Several lines of evidence have revealed that KMT5A exerts crucial biological functions in modulating cell cycle and DNA damage response (17). We further verified the effect of KMT5A on the cell cycle of PTC cells by flow cytometry assay. As shown in Fig. 4, both K1 (Fig. 4A and B) (shRNA1, P<0.05; shRNA2, P<0.05) and TPC-1 (Fig. 4C and D) (shRNA1, P<0.05; shRNA2, P<0.05) cells transfected with KMT5A shRNA1 or shRNA2 had a significantly lower percentage of cells in the G1/S phase compared with the control group. The data revealed that the downregulation of KMT5A resulted in the cell cycle arrest of the PTC cells in the G1/S phase.

As a lysine methyltransferase enzyme, KMT5A regulates posttranslational modification of p53 at lysine 382 and cell cycle arrest functions of p53 (18). Our results revealed that KMT5A silencing led to the downregulation of p53 in the K1 and TPC-1 cells (Fig. 5A), which is consistant with previous studies. Recently, p53 has been reported to regulate metabolic pathways of breast cancer via sterol-regulatory element-binding factor (SREBP) transcription factors, a key modulator gene of the lipid/cholesterol metabolism (19–22). To investigate the impact of KMT5A silencing on the lipid metabolism, we examined the expression of SREBP1 in KMT5A knockdown K1 and TPC-1 cells. As shown in Fig. 5B and C, the inhibition of KMT5A reduced SREBP1 in K1 and TPC-1 when compared with control transfected cells. Several lipid metabolism-related genes are controlled by SREBP1, such as stearoyl-CoA desaturase (SCD), fatty acid synthase (FASN) and acetyl-CoA carboxylase (ACC) (23). Subsequently, we revealed that KMT5A inhibition also decreased SCD, FASN and ACC transcriptional expression in the PTC cell lines (Fig. 5B and C).
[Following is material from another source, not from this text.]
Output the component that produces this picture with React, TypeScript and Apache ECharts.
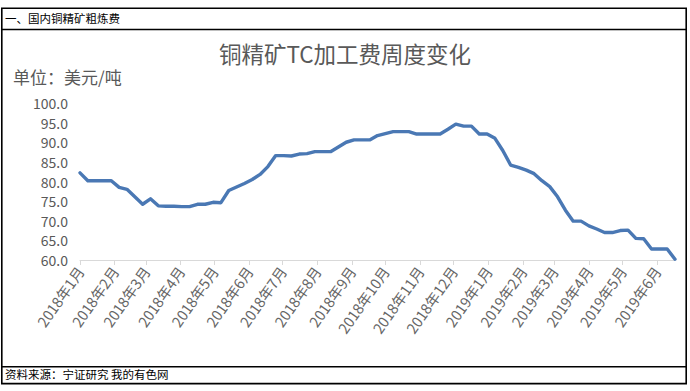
import React, { useEffect, useRef } from "react";
import * as echarts from "echarts";

const headerText = "一、国内铜精矿粗炼费";
const footerText = "资料来源：宁证研究 我的有色网";
const chartTitle = "铜精矿TC加工费周度变化";
const unitText = "单位：美元/吨";

const weekDates = [
  "2018-01-05", "2018-01-12", "2018-01-19", "2018-01-26",
  "2018-02-02", "2018-02-09", "2018-02-16", "2018-02-23",
  "2018-03-02", "2018-03-09", "2018-03-16", "2018-03-23", "2018-03-30",
  "2018-04-06", "2018-04-13", "2018-04-20", "2018-04-27",
  "2018-05-04", "2018-05-11", "2018-05-18", "2018-05-25",
  "2018-06-01", "2018-06-08", "2018-06-15", "2018-06-22", "2018-06-29",
  "2018-07-06", "2018-07-13", "2018-07-20", "2018-07-27",
  "2018-08-03", "2018-08-10", "2018-08-17", "2018-08-24", "2018-08-31",
  "2018-09-07", "2018-09-14", "2018-09-21", "2018-09-28",
  "2018-10-05", "2018-10-12", "2018-10-19", "2018-10-26",
  "2018-11-02", "2018-11-09", "2018-11-16", "2018-11-23", "2018-11-30",
  "2018-12-07", "2018-12-14", "2018-12-21", "2018-12-28",
  "2019-01-04", "2019-01-11", "2019-01-18", "2019-01-25",
  "2019-02-01", "2019-02-08", "2019-02-15", "2019-02-22",
  "2019-03-01", "2019-03-08", "2019-03-15", "2019-03-22", "2019-03-29",
  "2019-04-05", "2019-04-12", "2019-04-19", "2019-04-26",
  "2019-05-03", "2019-05-10", "2019-05-17", "2019-05-24", "2019-05-31",
  "2019-06-07", "2019-06-14", "2019-06-21",
];

const tcValues = [
  82.2, 80.2, 80.2, 80.2, 80.2, 78.5, 78.0, 76.1,
  74.2, 75.6, 73.8, 73.7, 73.7,
  73.6, 73.6, 74.2, 74.2,
  74.7, 74.6, 77.7, 78.6,
  79.5, 80.5, 81.8, 83.8, 86.6,
  86.6, 86.5, 87.0, 87.1,
  87.6, 87.6, 87.6, 88.8, 90.0,
  90.6, 90.6, 90.6, 91.7,
  92.2, 92.7, 92.7, 92.7,
  92.1, 92.1, 92.1, 92.1, 93.3,
  94.6, 94.1, 94.1, 92.1,
  92.1, 91.0, 87.9, 84.2,
  83.6, 82.9, 82.0, 80.2,
  78.7, 76.1, 72.7, 69.9, 69.9,
  68.7, 67.9, 67.0, 67.0,
  67.5, 67.6, 65.5, 65.4, 62.8,
  62.8, 62.8, 60.2,
];

const monthTicks = [
  "2018-01-05", "2018-02-05", "2018-03-05", "2018-04-05", "2018-05-05", "2018-06-05",
  "2018-07-05", "2018-08-05", "2018-09-05", "2018-10-05", "2018-11-05", "2018-12-05",
  "2019-01-05", "2019-02-05", "2019-03-05", "2019-04-05", "2019-05-05", "2019-06-05",
];
const monthLabels = [
  "2018年1月", "2018年2月", "2018年3月", "2018年4月", "2018年5月", "2018年6月",
  "2018年7月", "2018年8月", "2018年9月", "2018年10月", "2018年11月", "2018年12月",
  "2019年1月", "2019年2月", "2019年3月", "2019年4月", "2019年5月", "2019年6月",
];

const yMin = 60;
const yMax = 100;
const yStep = 5;

export default function App() {
  const ref = useRef<HTMLDivElement>(null);
  useEffect(() => {
    if (!ref.current) return;
    const chart = echarts.init(ref.current, null, { renderer: "svg" });
    const tickTimes = monthTicks.map((d) => Date.parse(d));
    const data = weekDates.map((d, i) => [Date.parse(d), tcValues[i]]);
    const textGray = "#595959";
    const font = '"Noto Sans CJK SC", "Microsoft YaHei", sans-serif';
    chart.setOption({
      animation: false,
      backgroundColor: "#ffffff",
      textStyle: { fontFamily: font },
      grid: { left: 80, right: 15, top: 103, bottom: 131, containLabel: false },
      xAxis: {
        type: "value",
        min: Date.parse(weekDates[0]),
        max: Date.parse(weekDates[weekDates.length - 1]),
        splitLine: { show: false },
        axisLine: { show: true, lineStyle: { color: "#d9d9d9", width: 1 } },
        axisTick: {
          show: true,
          customValues: tickTimes,
          length: 5,
          lineStyle: { color: "#d9d9d9" },
        },
        axisLabel: {
          customValues: tickTimes,
          rotate: 55,
          margin: 8,
          fontSize: 14.5,
          color: "#666666",
          fontFamily: font,
          formatter: (v: number) => {
            const idx = tickTimes.indexOf(v);
            return idx >= 0 ? monthLabels[idx] : "";
          },
        },
      },
      yAxis: {
        type: "value",
        min: yMin,
        max: yMax,
        interval: yStep,
        splitLine: { show: false },
        axisLine: { show: false },
        axisTick: { show: false },
        axisLabel: {
          margin: 12,
          fontSize: 14,
          color: textGray,
          fontFamily: font,
          formatter: (v: number) => v.toFixed(1),
        },
      },
      series: [
        {
          type: "line",
          data,
          showSymbol: false,
          symbol: "none",
          lineStyle: { color: "#4a78b4", width: 3.4, join: "round", cap: "round" },
        },
      ],
      graphic: [
        {
          type: "rect",
          shape: { x: 1.8, y: 8.2, width: 684.4, height: 375.4 },
          style: { fill: "none", stroke: "#000", lineWidth: 1.6 },
          silent: true,
        },
        {
          type: "line",
          shape: { x1: 1.8, y1: 29.5, x2: 686.2, y2: 29.5 },
          style: { stroke: "#000", lineWidth: 1.6 },
          silent: true,
        },
        {
          type: "line",
          shape: { x1: 1.8, y1: 366.8, x2: 686.2, y2: 366.8 },
          style: { stroke: "#000", lineWidth: 1.6 },
          silent: true,
        },
        {
          type: "text",
          left: 5,
          top: 12,
          style: { text: headerText, fill: "#000", font: `11.5px ${font}` },
        },
        {
          type: "text",
          left: 5,
          top: 368,
          style: { text: footerText, fill: "#000", font: `11.5px ${font}` },
        },
        {
          type: "text",
          left: "center",
          top: 42,
          style: { text: chartTitle, fill: textGray, font: `22.5px ${font}` },
        },
        {
          type: "text",
          left: 13,
          top: 68,
          style: { text: unitText, fill: textGray, font: `17px ${font}` },
        },
      ],
    });
    return () => chart.dispose();
  }, []);
  return (
    <div style={{ position: "absolute", left: 0, top: 0, width: 690, height: 391 }}>
      <div ref={ref} style={{ width: 690, height: 391 }} />
    </div>
  );
}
Lipid peroxidation is the degradation of lipids that occurs as a result of oxidative damage. Polyunsaturated lipids are susceptible to oxidative attack, typically by ROS, resulting in a well-defined chain reaction with the production of end products such as MDA and ROS level. To further identify the effect of KMT5A on lipid metabolism, we assessed the lipid peroxidation level using MDA assay kit and the ROS generation level using Reactive Oxygen Species assay kit. We demonstrated that silencing of KMT5A markedly decreased both the level of MDA and ROS in the K1 and TPC-1 cells compared with the shRNA-control-transfected cells (Fig. 5D-F).

To investigate the relationship between KMT5A and prognosis of PTC patients, we analyzed the KMT5A expression and clinical data in the TCGA database. Our results revealed that elevated KMT5A was significantly correlated with extrathyroidal extension (P=0.0001), lymph node metastasis (P=0.0057) and advanced pathological stage (P=0.0001) in PTC tissues. However, KMT5A expression had no correlation with other clinicopathological paremeters, such as age (P=0.769), sex (P=0.259) or tumor size (P=0.29625) (Table I). These data reveal that high KMT5A expression is associated with poor outcome in PTC patients.